Nel mondo della moda è più facile che oltre al ruolo di fotografo io rivesta anche quello di art director e molte delle scelte del set dipendono da me, o quantomeno dal confronto tra quello che piace a me e la stylist, il soggetto, etc…

Sono rimasta colpita da una tipologia particolare di lavoro che ho scovato nel tuo portfolio: i racconti di una storia in immagini. Come si fa a tradurre un romanzo intero in fotografia e a trasmettere tutte le emozioni di una narrazione? 

Il lavoro che ti ha colpito tanto è uno di quelli a cui sono più affezionato. Si tratta di un progetto lungo commissionato per sponsorizzare un romanzo alla fiera del libro di Torino di due anni fa. Lo scrittore mi ha chiesto di tradurre il romanzo in immagini. Mi ha regalato una copia del libro e mi ha lasciato carta bianca per 6 mesi: si tratta dell’unico progetto lungo che abbia mai realizzato. Di solito i miei editoriali hanno un ciclo vitale decisamente più breve: la loro vita si esaurisce in una settimana, tra progettazione, realizzazione ed editing delle immagini. 

Francesco Ormando, Una storia quasi solo d’amore

È stata una bella occasione ed una bella sfida: mi ha costretto a lavorare in modo diverso, più ponderato. Ho letto il libro 3 volte prima di capire come affrontare la realizzazione fotografica. Non potendo raccontare l’intero romanzo in modo didascalico (non dovevo mica fare un fotoromanzo?!) ho dovuto raccontare quello che il romanzo aveva suscitato in me, raccogliendo tutte le suggestioni al suo interno: così ho deciso di realizzare dei collage. Volevo che chi guardasse le foto le percepisse come tanti frame di un unico film o le diverse parti di un album familiare. Il romanzo in questione è Una storia quasi solo d’amore di Paolo di Paolo. 

Francesco Ormando, 25 aprile 2020 / Q u a r a n t e n a

Ti definisci un artista? Quando un fotografo diventa tale? 

Un artista? Beh. È difficilissimo autodefinirsi già normalmente. Figuriamoci un artista. 

È stato persino piuttosto complicato per me superare la “sindrome dell‘impostore”: all’inizio era impossibile accettare l’idea di essere pagato per una cosa che mi piaceva e mi veniva così naturale, senza sentirmi sempre un po’ in colpa. 

Penso che l’obiettivo primario di un artista sia quello di comunicare: se quello che fa si riduce ad un esercizio di stile, seppur bello, il risultato è sterile, dimenticabile. Un’opera d’arte deve superare il vaglio del tempo: se dopo 50 o 100 anni non ha perso la sua capacità di comunicare, emozionare, suggestionare, allora è Arte. 
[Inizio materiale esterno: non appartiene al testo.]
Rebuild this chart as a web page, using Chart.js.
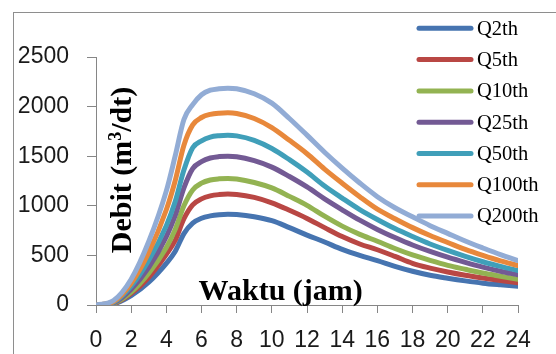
<!DOCTYPE html>
<html><head><meta charset="utf-8">
<script src="https://cdn.jsdelivr.net/npm/chart.js@4.4.1/dist/chart.umd.min.js"></script>
<style>html,body{margin:0;padding:0;background:#fff;}canvas{display:block;}</style>
</head><body>
<canvas id="c" width="556" height="354"></canvas>
<script>
// ---- data ----
const hours = [0,1,2,3,4,4.5,5,5.5,6,6.5,7,7.5,8,9,10,11,12,13,14,15,16,17,18,19,20,21,22,23,24];
const seriesNames = ['Q2th','Q5th','Q10th','Q25th','Q50th','Q100th','Q200th'];
const q2   = [0,12,95,230,420,540,720,825,875,898,910,915,912,890,850,780,705,635,560,500,448,390,340,300,270,243,220,203,188];
const q5   = [0,15,115,280,510,650,870,1010,1070,1100,1113,1118,1115,1085,1030,955,873,780,690,615,557,490,420,372,333,300,272,247,225];
const q10  = [0,18,130,320,580,760,1000,1160,1228,1260,1272,1276,1270,1235,1180,1095,1005,895,795,712,643,570,505,450,400,360,322,290,260];
const q25  = [0,22,160,380,690,900,1180,1375,1445,1482,1496,1500,1495,1455,1390,1295,1190,1070,960,855,762,680,605,540,482,430,382,340,305];
const q50  = [0,28,190,450,800,1040,1360,1585,1655,1693,1707,1712,1705,1660,1578,1465,1340,1200,1078,962,862,770,690,615,550,490,436,390,348];
const q100 = [0,35,220,530,960,1250,1610,1815,1890,1922,1934,1937,1930,1880,1788,1660,1525,1370,1228,1092,967,870,780,700,630,560,500,445,398];
const q200 = [0,45,260,640,1150,1500,1870,2020,2120,2165,2180,2185,2180,2130,2035,1880,1712,1540,1380,1230,1092,980,889,800,722,645,575,508,448];
const xTicks = [0,2,4,6,8,10,12,14,16,18,20,22,24];
const yTicks = [0,500,1000,1500,2000,2500];
const xTitle = 'Waktu (jam)';
const yTitleParts = ['Debit (m','3','/dt)'];
// ---------------------------------------

const seriesValues = [q2,q5,q10,q25,q50,q100,q200];
const colors = ['#4674B0','#B94744','#93B352','#735A94','#409FB9','#E8883B','#92ACD5'];

const datasets = seriesValues.map((vals,i)=>({
  label: seriesNames[i],
  data: hours.map((h,j)=>({x:h,y:vals[j]})),
  borderColor: colors[i],
  backgroundColor: colors[i],
  borderWidth: 5,
  pointRadius: 0,
  fill: false,
  cubicInterpolationMode: 'monotone',
  borderCapStyle: 'round',
  borderJoinStyle: 'round',
  order: seriesValues.length - i
}));

const AXIS = '#868686';
const decor = {
  id: 'decor',
  beforeDraw(chart){
    const ctx = chart.ctx;
    ctx.save();
    ctx.fillStyle = '#fff';
    ctx.fillRect(0,0,chart.width,chart.height);
    ctx.strokeStyle = '#8E8E8E';
    ctx.lineWidth = 1;
    ctx.strokeRect(13.5,12.5,800,800);
    ctx.restore();
  },
  afterDraw(chart){
    const ctx = chart.ctx;
    ctx.save();
    ctx.fillStyle = '#000';
    ctx.font = 'bold 30px "Liberation Serif"';
    ctx.textAlign = 'center';
    ctx.textBaseline = 'alphabetic';
    ctx.fillText(xTitle, 280.7, 299.5);
    ctx.translate(130.7, 170);
    ctx.rotate(-Math.PI/2);
    const fonts = ['bold 30px "Liberation Serif"','bold 18px "Liberation Serif"','bold 30px "Liberation Serif"'];
    const rises = [0,-10,0];
    let total = 0; const ws = [];
    yTitleParts.forEach((p,i)=>{ctx.font=fonts[i]; const w=ctx.measureText(p).width; ws.push(w); total+=w;});
    let x = -total/2;
    ctx.textAlign = 'left';
    yTitleParts.forEach((p,i)=>{ctx.font=fonts[i]; ctx.fillText(p,x,rises[i]); x+=ws[i];});
    ctx.restore();
    ctx.save();
    ctx.lineCap = 'round';
    ctx.lineWidth = 5;
    ctx.font = '20.5px "Liberation Serif"';
    ctx.textBaseline = 'middle';
    ctx.textAlign = 'left';
    seriesNames.forEach((n,i)=>{
      const y = 28.3 + i*31.3;
      ctx.strokeStyle = colors[i];
      ctx.beginPath(); ctx.moveTo(419,y); ctx.lineTo(471,y); ctx.stroke();
      ctx.fillStyle = '#000';
      ctx.fillText(n, 477, y+1);
    });
    ctx.restore();
  }
};

new Chart(document.getElementById('c'), {
  type: 'line',
  data: { datasets },
  options: {
    responsive: false,
    animation: false,
    devicePixelRatio: 1,
    layout: { padding: { top: 57, right: 38, bottom: 0, left: 0 } },
    plugins: { legend: { display: false }, tooltip: { enabled: false } },
    scales: {
      x: {
        type: 'linear', min: 0, max: 24,
        afterFit(s){ s.height = 49; },
        afterBuildTicks(s){ s.ticks = xTicks.map(v=>({value:v})); },
        grid: { drawOnChartArea: false, drawTicks: true, tickLength: 8, color: AXIS, lineWidth: 1 },
        border: { display: true, color: AXIS, width: 1 },
        ticks: { font: { family: 'Liberation Sans', size: 23 }, color: '#1a1a1a', padding: 14, maxRotation: 0, autoSkip: false,
                 callback: v => String(v) }
      },
      y: {
        min: 0, max: 2500,
        afterFit(s){ s.width = 96; },
        afterBuildTicks(s){ s.ticks = yTicks.map(v=>({value:v})); },
        grid: { drawOnChartArea: false, drawTicks: true, tickLength: 9, color: AXIS, lineWidth: 1 },
        border: { display: true, color: AXIS, width: 1 },
        ticks: { font: { family: 'Liberation Sans', size: 23 }, color: '#1a1a1a', padding: 18,
                 callback: v => String(v) }
      }
    }
  },
  plugins: [decor]
});
</script>
</body></html>
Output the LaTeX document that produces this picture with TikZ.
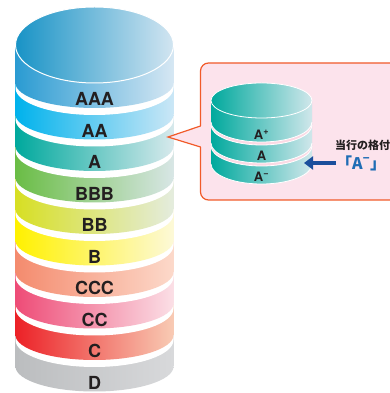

Francesco Ormando, Quarantena / day 26

La situazione più difficile o imbarazzante che hai vissuto in tutta la tua carriera? 

Una volta una modella che non mangiava da giorni ha avuto una crisi di pianto sul set. Mi sono improvvisato animatore turistico, letteralmente, e l’ho sfangata. Questo è stato il massimo. Poi sono stato sempre fortunato. 

In quale epoca ti sarebbe piaciuto vivere e perché? 

Mood “Midnight in Paris”, eh? Vediamo.. A dire la verità non c’ho mai pensato. Se potessi davvero farlo forse mi piacerebbe ritrovarmi nella Chicago degli anni ’50 insieme a Vivian Maier: ho conosciuto pochi anni fa il suo lavoro e me ne sono innamorato. 

Quindi si, seguirei Vivian Maier e un giorno, chissà, proverei a conoscerla. 

Francesco Ormando, Irene Vetere

Di cosa ti stai occupando in questo momento? Hai sfruttato il periodo di quarantena per lavorare a qualche progetto in particolare? 

La quarantena è stata fruttuosa, almeno all’inizio: la voglia di creare mi ha permesso di non perdere il ritmo lavorativo. Ho allestito set improvvisati e sono stato molto più indulgente nella scelta estetica del materiale da produrre. Non era importante avere i soggetti giusti, ma raccontare un periodo. Testimoniare dei luoghi e lasciarmi un ricordo per il futuro di questa strana fase della nostra vita. Poi le energie sono calate anche a me: la mia forza viene dal confronto con gli altri e due mesi chiuso in casa si fanno sentire. 

Francesco Ormando, Jacopo

Il tuo sogno nel cassetto?

Un sogno nel cassetto… Beh, la quarantena ha ristretto un po’ il panorama dei miei “sogni in grande”, quindi il mio sogno per il momento è un futuro di stabilità lavorativa, nuove avventure e crescita professionale. Chissà, magari fuori dall’Italia.